Exercise requirements:
Reproduce the material below line by line, beginning with its first line and ending with the line that contains "X_MAX = PLOT_W / PX_PER_DIV"; leave out pictures.

Provided material:
◇ ◇ ◇ ◇ ◇

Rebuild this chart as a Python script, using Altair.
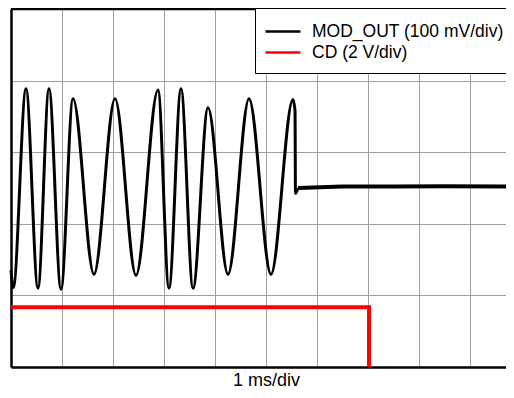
import altair as alt
import pandas as pd

# Series names
series = ["MOD_OUT (100 mV/div)", "CD (2 V/div)"]
colors = ["#000000", "#ff0000"]

# MOD_OUT trace (x in ms, y in divisions), extrema
mod_x = [0.0, 0.045, 0.294, 0.529, 0.745, 0.980, 1.216, 1.627, 2.039, 2.451,
         2.882, 3.098, 3.333, 3.569, 3.863, 4.255, 4.667, 5.098, 5.529, 5.569,
         5.578, 5.627]
mod_y = [2.70, 2.22, 7.77, 2.20, 7.77, 2.17, 7.49, 2.59, 7.49, 2.56,
         7.74, 2.20, 7.77, 2.20, 7.24, 2.59, 7.49, 2.59, 7.47, 7.16,
         4.85, 5.00]

# MOD_OUT flat (settled) part
flat_x = [5.627, 6.5, 7.5, 8.5, 9.863]
flat_y = [5.00, 5.04, 5.04, 5.05, 5.04]

# CD trace
cd_x = [0.0, 7.02, 7.02]
cd_y = [1.67, 1.67, 0.0]

# Grid tick values
x_ticks = list(range(0, 10))
y_ticks = list(range(0, 11))

mod_df = pd.DataFrame({"t": mod_x, "v": mod_y, "s": series[0], "o": range(len(mod_x))})
flat_df = pd.DataFrame({"t": flat_x, "v": flat_y, "s": series[0], "o": range(len(flat_x))})
cd_df = pd.DataFrame({"t": cd_x, "v": cd_y, "s": series[1], "o": range(len(cd_x))})

FONT = "Liberation Sans"
PX_PER_DIV = 51
PLOT_W = 495
X_MAX = PLOT_W / PX_PER_DIV

x_enc = alt.X("t:Q", scale=alt.Scale(domain=[0, X_MAX], nice=False, zero=False),
              axis=alt.Axis(values=x_ticks, labels=False, ticks=False, grid=True,
                            gridColor="#a0a0a0", gridWidth=1, domain=True,
                            domainColor="black", domainWidth=2.5,
                            title="1 ms/div", titleFont=FONT, titleFontSize=18,
                            titleFontWeight="normal", titleColor="black",
                            titleX=255, titleY=18, titleAlign="center",
                            titleBaseline="alphabetic"))
y_enc = alt.Y("v:Q", scale=alt.Scale(domain=[0, 10], nice=False, zero=False),
              axis=alt.Axis(values=y_ticks, labels=False, ticks=False, grid=True,
                            gridColor="#a0a0a0", gridWidth=1, domain=True,
                            domainColor="black", domainWidth=2.5, title=None))
color_enc = alt.Color("s:N", scale=alt.Scale(domain=series, range=colors),
                      legend=alt.Legend(orient="none", legendX=244, legendY=-1,
                                        title=None, strokeColor="black",
                                        fillColor="white", padding=12,
                                        symbolType="M-1.75,0H1.75", symbolSize=400,
                                        symbolStrokeWidth=2.5, symbolOffset=4.5,
                                        labelOffset=17.5, rowPadding=1,
                                        labelFont=FONT, labelFontSize=17.5,
                                        labelColor="black", labelLimit=400))

cd_line = alt.Chart(cd_df).mark_line(strokeWidth=4, interpolate="linear").encode(
    x=x_enc, y=y_enc, color=color_enc, order="o:Q")
mod_line = alt.Chart(mod_df).mark_line(strokeWidth=3, interpolate="monotone").encode(
    x=x_enc, y=y_enc, color=color_enc, order="o:Q")
flat_line = alt.Chart(flat_df).mark_line(strokeWidth=4, interpolate="linear").encode(
    x=x_enc, y=y_enc, color=color_enc, order="o:Q")

top_df = pd.DataFrame({"v": [10]})
top_rule = alt.Chart(top_df).mark_rule(color="black", strokeWidth=2.5).encode(
    y=alt.Y("v:Q", scale=alt.Scale(domain=[0, 10], nice=False, zero=False)))

chart = alt.layer(cd_line, mod_line, flat_line, top_rule).properties(
    width=PLOT_W, height=358,
    padding={"left": 3, "top": 1, "right": 0, "bottom": 23},
    autosize=alt.AutoSizeParams(type="none"),
).configure_view(stroke=None).configure(background="white")

chart.save("out.html", embed_options={"renderer": "svg", "actions": False})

◇ ◇ ◇ ◇ ◇

Response to the exercise:
Rebuild this chart as a Python script, using Altair.
import altair as alt
import pandas as pd

# Series names
series = ["MOD_OUT (100 mV/div)", "CD (2 V/div)"]
colors = ["#000000", "#ff0000"]

# MOD_OUT trace (x in ms, y in divisions), extrema
mod_x = [0.0, 0.045, 0.294, 0.529, 0.745, 0.980, 1.216, 1.627, 2.039, 2.451,
         2.882, 3.098, 3.333, 3.569, 3.863, 4.255, 4.667, 5.098, 5.529, 5.569,
         5.578, 5.627]
mod_y = [2.70, 2.22, 7.77, 2.20, 7.77, 2.17, 7.49, 2.59, 7.49, 2.56,
         7.74, 2.20, 7.77, 2.20, 7.24, 2.59, 7.49, 2.59, 7.47, 7.16,
         4.85, 5.00]

# MOD_OUT flat (settled) part
flat_x = [5.627, 6.5, 7.5, 8.5, 9.863]
flat_y = [5.00, 5.04, 5.04, 5.05, 5.04]

# CD trace
cd_x = [0.0, 7.02, 7.02]
cd_y = [1.67, 1.67, 0.0]

# Grid tick values
x_ticks = list(range(0, 10))
y_ticks = list(range(0, 11))

mod_df = pd.DataFrame({"t": mod_x, "v": mod_y, "s": series[0], "o": range(len(mod_x))})
flat_df = pd.DataFrame({"t": flat_x, "v": flat_y, "s": series[0], "o": range(len(flat_x))})
cd_df = pd.DataFrame({"t": cd_x, "v": cd_y, "s": series[1], "o": range(len(cd_x))})

FONT = "Liberation Sans"
PX_PER_DIV = 51
PLOT_W = 495
X_MAX = PLOT_W / PX_PER_DIV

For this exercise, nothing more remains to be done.